Section 35(3) requires every council to keep records of certain information so the public is better informed of the duties, functions and powers of the council, and are able to participate effectively under the RMA. Section 35(5) requires councils to include records of all:
- policy statements and plans, including requirements for designations and heritage orders
- material incorporated by reference in any plan under Part 3 Schedule 1
- decisions relating to submissions on any proposed policy statements or plans not yet operative
- Orders in Council served under s154(a) (only applicable to coastal tendering and regional councils)
- national environmental standards or national policy statements or the New Zealand Coastal Policy Statement
- resource consent applications received
- decisions under s37A (requirements for waivers and extensions)
- decisions on direct referral under s87E
- notification decisions under ss95 to 95F
- requests and decisions by requiring authorities for designations or heritage protection authorities for heritage orders under ss198C and 198H
- decisions on deemed permitted activities under s87BA and 87BB
- resource consents granted
- transfers of any resource consent
- written complaints received in the past five years concerning alleged breaches of the RMA or a plan and how each complaint was dealt with
- natural hazards (to the extent Council considers appropriate for the effective discharge of its functions)
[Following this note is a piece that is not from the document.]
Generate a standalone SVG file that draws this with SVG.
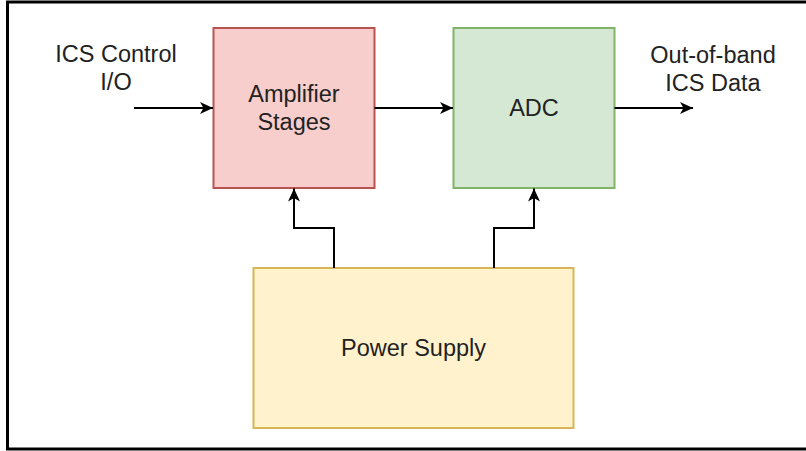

- in the case of territorial authorities, locations and areas of all esplanade reserves, esplanade strips and access strips in the district
- in the case of regional councils, every protected customary rights order or agreement relating to a part of the common marine and coastal area within the region
- any other information gathered as part of its monitoring.
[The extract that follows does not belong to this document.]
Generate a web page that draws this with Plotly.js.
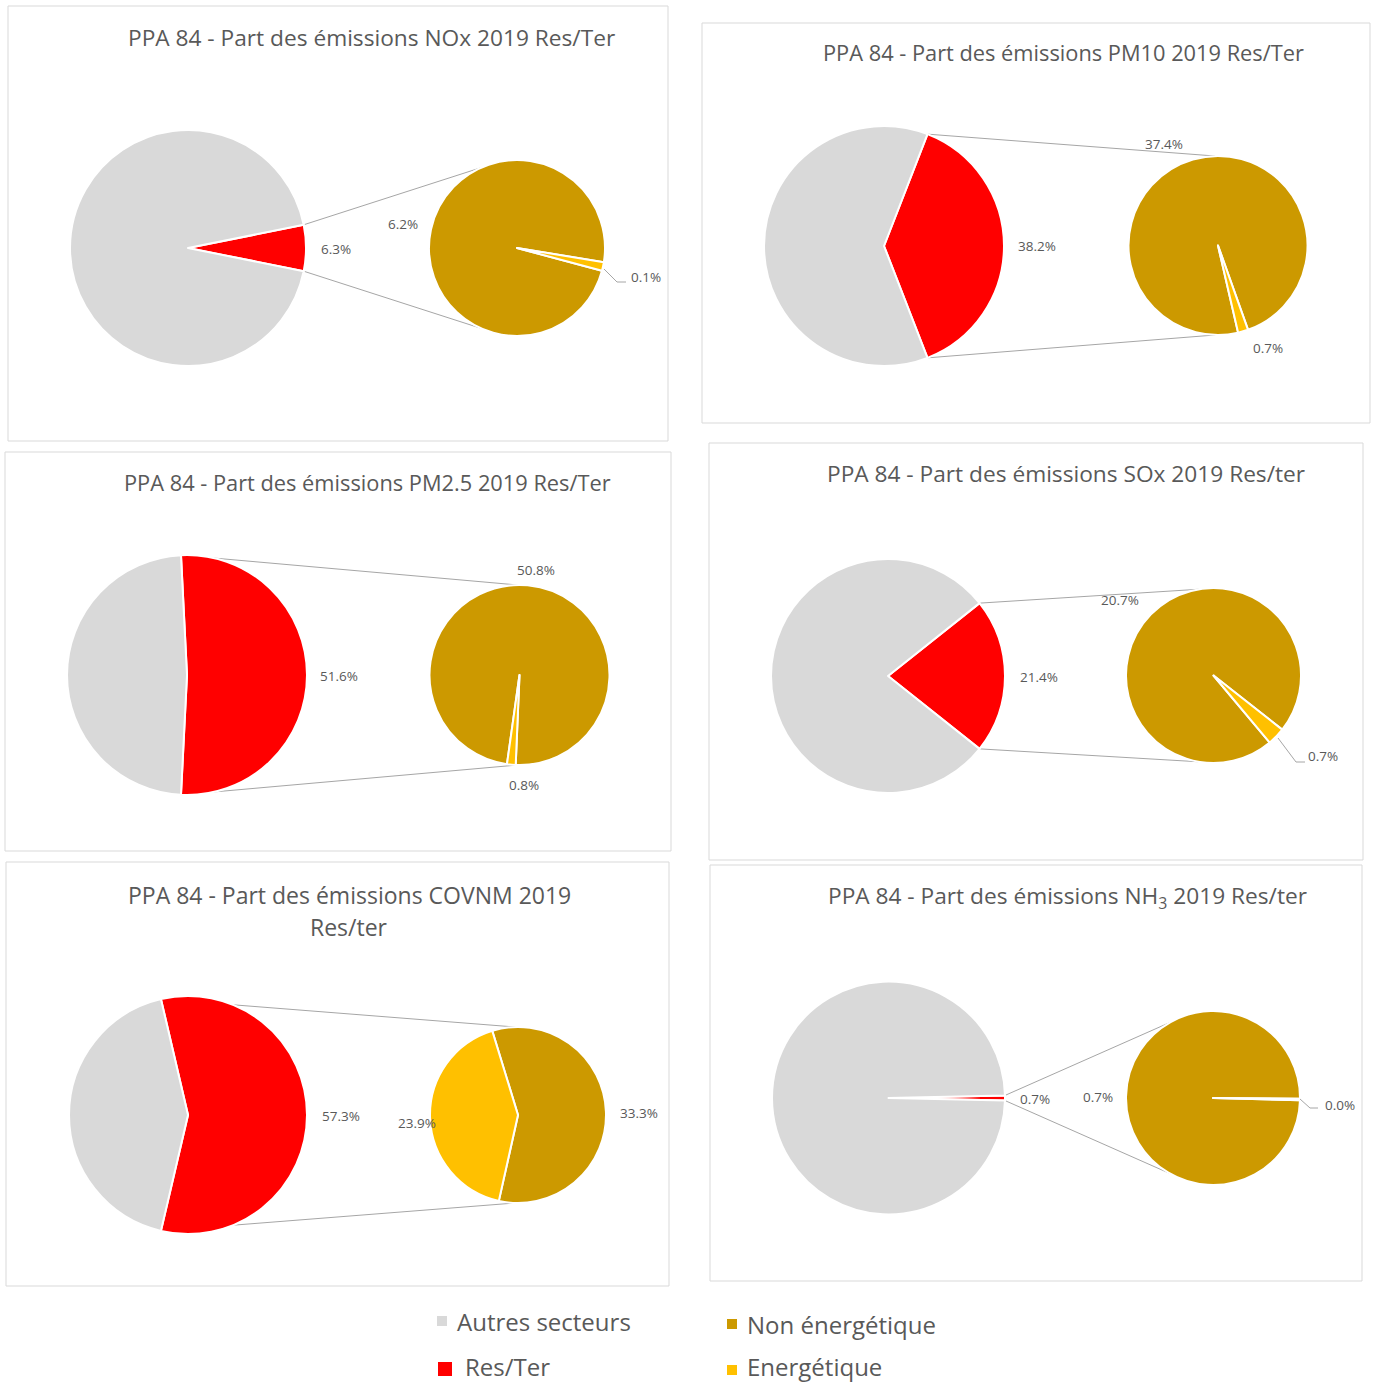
<!DOCTYPE html>
<html><head><meta charset="utf-8">
<script src="https://cdn.plot.ly/plotly-3.0.1.min.js"></script>
<style>html,body{margin:0;padding:0;background:#fff;} #chart{width:1373px;height:1384px;}</style>
</head><body><div id="chart"></div>
<script>
// ---------- DATA ----------
const pollutants = ['NOx', 'PM10', 'PM2.5', 'SOx', 'COVNM', 'NH3'];
const titles = [
  'PPA 84 - Part des émissions NOx 2019 Res/Ter',
  'PPA 84 - Part des émissions PM10 2019 Res/Ter',
  'PPA 84 - Part des émissions PM2.5 2019 Res/Ter',
  'PPA 84 - Part des émissions SOx 2019 Res/ter',
  'PPA 84 - Part des émissions COVNM 2019<br>Res/ter',
  'PPA 84 - Part des émissions NH<sub>3</sub> 2019 Res/ter'
];
const mainLabels = ['Res/Ter', 'Autres secteurs'];
const subLabels = ['Non énergétique', 'Energétique'];
const resTer = [6.3, 38.2, 51.6, 21.4, 57.3, 0.7];
const autresSecteurs = [93.7, 61.8, 48.4, 78.6, 42.7, 99.3];
const nonEnergetique = [6.2, 37.4, 50.8, 20.7, 33.3, 0.7];
const energetique = [0.1, 0.7, 0.8, 0.7, 23.9, 0.002];

// ---------- LAYOUT / STYLE ----------
const W = 1373, H = 1384;
const COLORS = {autres: '#d9d9d9', res: '#ff0000', non: '#cc9900', en: '#ffc000'};
const TXT = '#595959';
const panels = [
  {box: [8, 6, 668, 441], title: [371, 38], tsize: 22.7, big: [188, 248, 118], small: [517, 248, 88], rot: 105,
   lblRes: [336, 249], lblNon: [403, 224], lblEn: [646, 277], leader: [[604, 269], [617, 282], [626, 282]]},
  {box: [702, 23, 1370, 423], title: [1063, 52], tsize: 21.8, big: [884, 246, 120], small: [1218, 245.5, 89.5], rot: 167,
   lblRes: [1037, 246], lblNon: [1164, 144], lblEn: [1268, 348], leader: null},
  {box: [5, 452, 671, 851], title: [368, 482], tsize: 21.8, big: [187, 675, 120], small: [519.5, 675, 90], rot: 188,
   lblRes: [339, 676], lblNon: [536, 570], lblEn: [524, 785], leader: null},
  {box: [709, 443, 1363, 860], title: [1066, 474], tsize: 22.7, big: [888, 676, 117], small: [1213.5, 675.5, 87.5], rot: 140,
   lblRes: [1039, 677], lblNon: [1120, 600], lblEn: [1323, 756], leader: [[1278, 738], [1296, 762], [1305, 762]]},
  {box: [6, 862, 669, 1286], title: [349, 911], tsize: 23, big: [188, 1115, 119], small: [518, 1115, 88], rot: 343,
   lblRes: [341, 1116], lblNon: [639, 1113], lblEn: [417, 1123], leader: null},
  {box: [710, 865, 1362, 1281], title: [1067, 897], tsize: 22.7, big: [888.5, 1098, 116.5], small: [1213, 1098, 87], rot: 91.5,
   lblRes: [1035, 1099], lblNon: [1098, 1097], lblEn: [1340, 1105], leader: [[1300, 1099], [1310, 1108], [1318, 1108]]}
];
const TITLE_LINE_GAP = 32;

const px = x => x / W;
const py = y => 1 - y / H;
const fmt = v => v.toFixed(1) + '%';
const rad = a => a * Math.PI / 180;

const data = [];
const shapes = [];
const annotations = [];

panels.forEach((p, i) => {
  // panel border
  shapes.push({type: 'rect', xref: 'paper', yref: 'paper', layer: 'below',
    x0: px(p.box[0]), x1: px(p.box[2]), y0: py(p.box[3]), y1: py(p.box[1]),
    line: {color: '#d9d9d9', width: 1}, fillcolor: 'rgba(0,0,0,0)'});

  const [bx, by, br] = p.big;
  const [sx, sy, sr] = p.small;
  const share = resTer[i] / (resTer[i] + autresSecteurs[i]);

  data.push({
    type: 'pie', name: pollutants[i], labels: mainLabels, values: [resTer[i], autresSecteurs[i]],
    sort: false, direction: 'clockwise', rotation: 90 - 180 * share,
    marker: {colors: [COLORS.res, COLORS.autres], line: {color: '#ffffff', width: 2}},
    textinfo: 'none', hoverinfo: 'label+value', showlegend: false,
    domain: {x: [px(bx - br), px(bx + br)], y: [py(by + br), py(by - br)]}
  });
  data.push({
    type: 'pie', name: pollutants[i] + ' Res/Ter', labels: subLabels, values: [nonEnergetique[i], energetique[i]],
    sort: false, direction: 'clockwise', rotation: p.rot,
    marker: {colors: [COLORS.non, COLORS.en], line: {color: '#ffffff', width: 2}},
    textinfo: 'none', hoverinfo: 'label+value', showlegend: false,
    domain: {x: [px(sx - sr), px(sx + sr)], y: [py(sy + sr), py(sy - sr)]}
  });

  // connector lines from the Res/Ter slice edges to the secondary pie
  const half = 180 * share;
  [[90 - half, 1], [90 + half, -1]].forEach(([a, sgn]) => {
    const P = [bx + br * Math.sin(rad(a)), by - br * Math.cos(rad(a))];
    const dx = P[0] - sx, dy = P[1] - sy;
    const d = Math.hypot(dx, dy);
    const phi = Math.atan2(dx, -dy) * 180 / Math.PI;
    const t = phi + sgn * (Math.acos(sr / d) * 180 / Math.PI - 6);
    const Q = [sx + sr * Math.sin(rad(t)), sy - sr * Math.cos(rad(t))];
    shapes.push({type: 'line', xref: 'paper', yref: 'paper', layer: 'below',
      x0: px(P[0]), y0: py(P[1]), x1: px(Q[0]), y1: py(Q[1]),
      line: {color: '#a6a6a6', width: 1}});
  });

  // title (one annotation per line for exact line spacing)
  const lines = titles[i].split('<br>');
  lines.forEach((ln, k) => {
    const yy = p.title[1] + (k - (lines.length - 1) / 2) * TITLE_LINE_GAP;
    annotations.push({xref: 'paper', yref: 'paper', x: px(p.title[0]), y: py(yy),
      xanchor: 'center', yanchor: 'middle', text: ln, showarrow: false,
      font: {family: 'Open Sans, sans-serif', size: p.tsize, color: TXT}});
  });

  // data labels
  [[p.lblRes, resTer[i]], [p.lblNon, nonEnergetique[i]], [p.lblEn, energetique[i]]].forEach(([pos, v]) => {
    annotations.push({xref: 'paper', yref: 'paper', x: px(pos[0]), y: py(pos[1]),
      xanchor: 'center', yanchor: 'middle', text: fmt(v), showarrow: false,
      font: {family: 'Open Sans, sans-serif', size: 13.5, color: TXT}});
  });
  if (p.leader) {
    const L = p.leader;
    shapes.push({type: 'path', xref: 'paper', yref: 'paper',
      path: 'M ' + L.map(q => px(q[0]) + ',' + py(q[1])).join(' L '),
      line: {color: '#a6a6a6', width: 1}});
  }
});

// legend
const legendItems = [
  {label: mainLabels[1], color: COLORS.autres, sq: [437, 1316, 447, 1326], tx: [455, 1321]},
  {label: mainLabels[0], color: COLORS.res, sq: [438, 1362, 452, 1376], tx: [463, 1366]},
  {label: subLabels[0], color: COLORS.non, sq: [727, 1319, 737, 1329], tx: [745, 1324]},
  {label: subLabels[1], color: COLORS.en, sq: [727, 1365, 737, 1375], tx: [745, 1366]}
];
legendItems.forEach(it => {
  shapes.push({type: 'rect', xref: 'paper', yref: 'paper',
    x0: px(it.sq[0]), x1: px(it.sq[2]), y0: py(it.sq[3]), y1: py(it.sq[1]),
    line: {width: 0}, fillcolor: it.color});
  annotations.push({xref: 'paper', yref: 'paper', x: px(it.tx[0]), y: py(it.tx[1]),
    xanchor: 'left', yanchor: 'middle', text: it.label, showarrow: false,
    font: {family: 'Open Sans, sans-serif', size: 24, color: TXT}});
});

const layout = {
  width: W, height: H, margin: {l: 0, r: 0, t: 0, b: 0},
  paper_bgcolor: '#ffffff', plot_bgcolor: '#ffffff',
  showlegend: false, shapes, annotations
};
Plotly.newPlot('chart', data, layout, {staticPlot: true, displayModeBar: false});
</script>
</body></html>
Section 35A Duty to keep records about iwi and hapū
Section 35A requires councils to keep and maintain records about each iwi and hapū within its region or district. This includes:
- the contact details of each iwi authority and any groups that represent hapu; and
- planning documents recognised by iwi authorities and lodged with council; and
- any area where iwi or hapū exercise kaitiakitanga; and
- any Mana Whakahono a Rohe entered into (under section 58O)
This information is important to facilitate consultation with tāngata whenua and ensure that Māori interests are taken into account.
Resource Management (Discount on Administration Charges) Regulation 2010
It is important that the processing time frame is closely monitored as part of the administration of the application to help ensure the statutory time frames prescribed in the RMA are met.
This is particularly important considering the Resource Management (Discount on Administrative Charges Regulations 2010 (Discount Regulations). The Regulations require a discount of 1 per cent for each day an application is processed over the statutory timeframes, up to a limit of 50 working days. Therefore, for consent applications that take longer than 50 working days over statutory timeframes, the maximum discount that will apply is 50 per cent.
Councils are able to adopt their own more generous discount policy if they choose.
For more information on the Discount Regulations and how they should be implemented refer to the Ministry for the Environment’s Resource Management (Discount on Administrative Charges) Regulations 2010 Implementation Guidance (PDF). This guideline also includes basic forms for discount invoicing.